■ **What the task requires**:
Repeat the material below word for word and leave out all pictures.

■ **Recorded information**:
- - -
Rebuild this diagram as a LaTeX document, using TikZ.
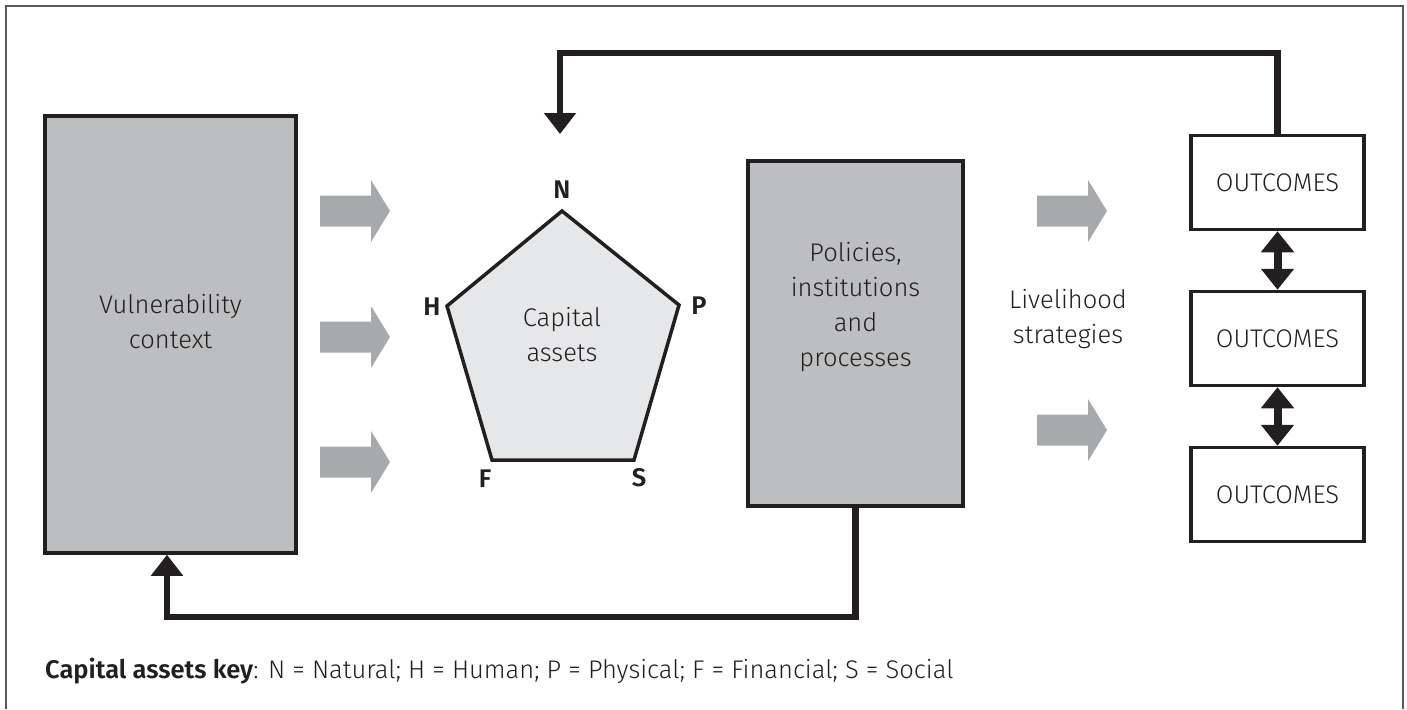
\documentclass[tikz,border=0pt]{standalone}
\usepackage{fontspec}
\setmainfont{Fira Sans}[UprightFont=* Light, BoldFont=* SemiBold]
\usetikzlibrary{arrows.meta,calc}
\definecolor{boxgray}{HTML}{BCBEC0}
\definecolor{pentfill}{HTML}{E6E7E8}
\definecolor{arrgray}{HTML}{A7A9AC}
\definecolor{ink}{HTML}{231F20}
\definecolor{framegray}{HTML}{58595B}
\begin{document}
\begin{tikzpicture}[x=1pt,y=-1pt,
  every node/.style={text=ink, font=\fontsize{25.5}{35}\selectfont},
  greybox/.style={draw=ink, fill=boxgray, line width=3.5pt, inner sep=0pt},
  outbox/.style={draw=ink, fill=white, line width=3.5pt, minimum width=173pt, minimum height=94pt, inner sep=0pt},
  txt/.style={align=center, inner sep=0pt},
  corner/.style={font=\fontsize{25.5}{30}\selectfont\bfseries, inner sep=0pt},
  fb/.style={draw=ink, line width=6.5pt, -{Triangle[width=31pt,length=21pt]}},
  dbl/.style={draw=ink, line width=8pt, {Triangle[width=32pt,length=21pt]}-{Triangle[width=32pt,length=21pt]}},
  grayarrow/.pic={\fill[arrgray] (0,-15.5) -- (51,-15.5) -- (51,-31) -- (70,0) -- (51,31) -- (51,15.5) -- (0,15.5) -- cycle;}
]
\useasboundingbox (0,0) rectangle (1407,709);
\fill[white] (0,0) rectangle (1407,709);
% outer frame
\draw[framegray, line width=1.5pt] (6,709) -- (6,6) -- (1403,6) -- (1403,709);

% vulnerability context
\node[greybox, minimum width=251pt, minimum height=437pt] (vuln) at (170.5,334.5) {};
\node[txt] (vtext) at (170.5,322) {Vulnerability\\context};

% policies
\node[greybox, minimum width=215pt, minimum height=345pt] (pol) at (855.5,333.5) {};
\node[txt] (ptext) at (855.5,307) {Policies,\\institutions\\and\\processes};

% pentagon
\coordinate (pN) at (562,211);
\coordinate (pH) at (447,306);
\coordinate (pP) at (679,305);
\coordinate (pF) at (492,460);
\coordinate (pS) at (634,460);
\draw[ink, fill=pentfill, line width=3.5pt, line join=miter] (pN) -- (pP) -- (pS) -- (pF) -- (pH) -- cycle;
\node[txt] (ctext) at (562,335) {Capital\\assets};
\node[corner] (lN) at (562,190) {N};
\node[corner] (lH) at (432,307) {H};
\node[corner] (lP) at (699,306) {P};
\node[corner] (lF) at (485,479) {F};
\node[corner] (lS) at (639,478) {S};

% gray arrows
\pic at (320,211) {grayarrow};
\pic at (320,337) {grayarrow};
\pic at (320,462) {grayarrow};
\pic at (1037,211) {grayarrow};
\pic at (1037,430) {grayarrow};

% livelihood strategies
\node[txt] (ltext) at (1068,319.5) {Livelihood\\strategies};

% outcomes
\node[outbox] (o1) at (1277.5,182.5) {OUTCOMES};
\node[outbox] (o2) at (1277.5,338.5) {OUTCOMES};
\node[outbox] (o3) at (1277.5,494.5) {OUTCOMES};
\draw[dbl] (o1.south) -- (o2.north);
\draw[dbl] (o2.south) -- (o3.north);

% feedback loops
\coordinate (ntip) at (560,134);
\coordinate (topc) at (560,53);
\draw[fb] (o1.north) |- (topc) -- (ntip);
\coordinate (vtip) at ([xshift=-3.5pt]vuln.south);
\coordinate (botc) at (167,617);
\draw[fb] (pol.south) |- (botc) -- (vtip);

% key
\node[inner sep=0pt, anchor=west] (key) at (45,671) {\textbf{Capital assets key}: N = Natural; H = Human; P = Physical; F = Financial; S = Social};
\end{tikzpicture}
\end{document}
- - -
■ **Task solution**:
Rebuild this diagram as a LaTeX document, using TikZ.
\documentclass[tikz,border=0pt]{standalone}
\usepackage{fontspec}
\setmainfont{Fira Sans}[UprightFont=* Light, BoldFont=* SemiBold]
\usetikzlibrary{arrows.meta,calc}
\definecolor{boxgray}{HTML}{BCBEC0}
\definecolor{pentfill}{HTML}{E6E7E8}
\definecolor{arrgray}{HTML}{A7A9AC}
\definecolor{ink}{HTML}{231F20}
\definecolor{framegray}{HTML}{58595B}
\begin{document}
\begin{tikzpicture}[x=1pt,y=-1pt,
  every node/.style={text=ink, font=\fontsize{25.5}{35}\selectfont},
  greybox/.style={draw=ink, fill=boxgray, line width=3.5pt, inner sep=0pt},
  outbox/.style={draw=ink, fill=white, line width=3.5pt, minimum width=173pt, minimum height=94pt, inner sep=0pt},
  txt/.style={align=center, inner sep=0pt},
  corner/.style={font=\fontsize{25.5}{30}\selectfont\bfseries, inner sep=0pt},
  fb/.style={draw=ink, line width=6.5pt, -{Triangle[width=31pt,length=21pt]}},
  dbl/.style={draw=ink, line width=8pt, {Triangle[width=32pt,length=21pt]}-{Triangle[width=32pt,length=21pt]}},
  grayarrow/.pic={\fill[arrgray] (0,-15.5) -- (51,-15.5) -- (51,-31) -- (70,0) -- (51,31) -- (51,15.5) -- (0,15.5) -- cycle;}
]
\useasboundingbox (0,0) rectangle (1407,709);
\fill[white] (0,0) rectangle (1407,709);
% outer frame
\draw[framegray, line width=1.5pt] (6,709) -- (6,6) -- (1403,6) -- (1403,709);

% vulnerability context
\node[greybox, minimum width=251pt, minimum height=437pt] (vuln) at (170.5,334.5) {};
\node[txt] (vtext) at (170.5,322) {Vulnerability\\context};

% policies
\node[greybox, minimum width=215pt, minimum height=345pt] (pol) at (855.5,333.5) {};
\node[txt] (ptext) at (855.5,307) {Policies,\\institutions\\and\\processes};

% pentagon
\coordinate (pN) at (562,211);
\coordinate (pH) at (447,306);
\coordinate (pP) at (679,305);
\coordinate (pF) at (492,460);
\coordinate (pS) at (634,460);
\draw[ink, fill=pentfill, line width=3.5pt, line join=miter] (pN) -- (pP) -- (pS) -- (pF) -- (pH) -- cycle;
\node[txt] (ctext) at (562,335) {Capital\\assets};
\node[corner] (lN) at (562,190) {N};
\node[corner] (lH) at (432,307) {H};
\node[corner] (lP) at (699,306) {P};
\node[corner] (lF) at (485,479) {F};
\node[corner] (lS) at (639,478) {S};

% gray arrows
\pic at (320,211) {grayarrow};
\pic at (320,337) {grayarrow};
\pic at (320,462) {grayarrow};
\pic at (1037,211) {grayarrow};
\pic at (1037,430) {grayarrow};

% livelihood strategies
\node[txt] (ltext) at (1068,319.5) {Livelihood\\strategies};

% outcomes
\node[outbox] (o1) at (1277.5,182.5) {OUTCOMES};
\node[outbox] (o2) at (1277.5,338.5) {OUTCOMES};
\node[outbox] (o3) at (1277.5,494.5) {OUTCOMES};
\draw[dbl] (o1.south) -- (o2.north);
\draw[dbl] (o2.south) -- (o3.north);

% feedback loops
\coordinate (ntip) at (560,134);
\coordinate (topc) at (560,53);
\draw[fb] (o1.north) |- (topc) -- (ntip);
\coordinate (vtip) at ([xshift=-3.5pt]vuln.south);
\coordinate (botc) at (167,617);
\draw[fb] (pol.south) |- (botc) -- (vtip);

% key
\node[inner sep=0pt, anchor=west] (key) at (45,671) {\textbf{Capital assets key}: N = Natural; H = Human; P = Physical; F = Financial; S = Social};
\end{tikzpicture}
\end{document}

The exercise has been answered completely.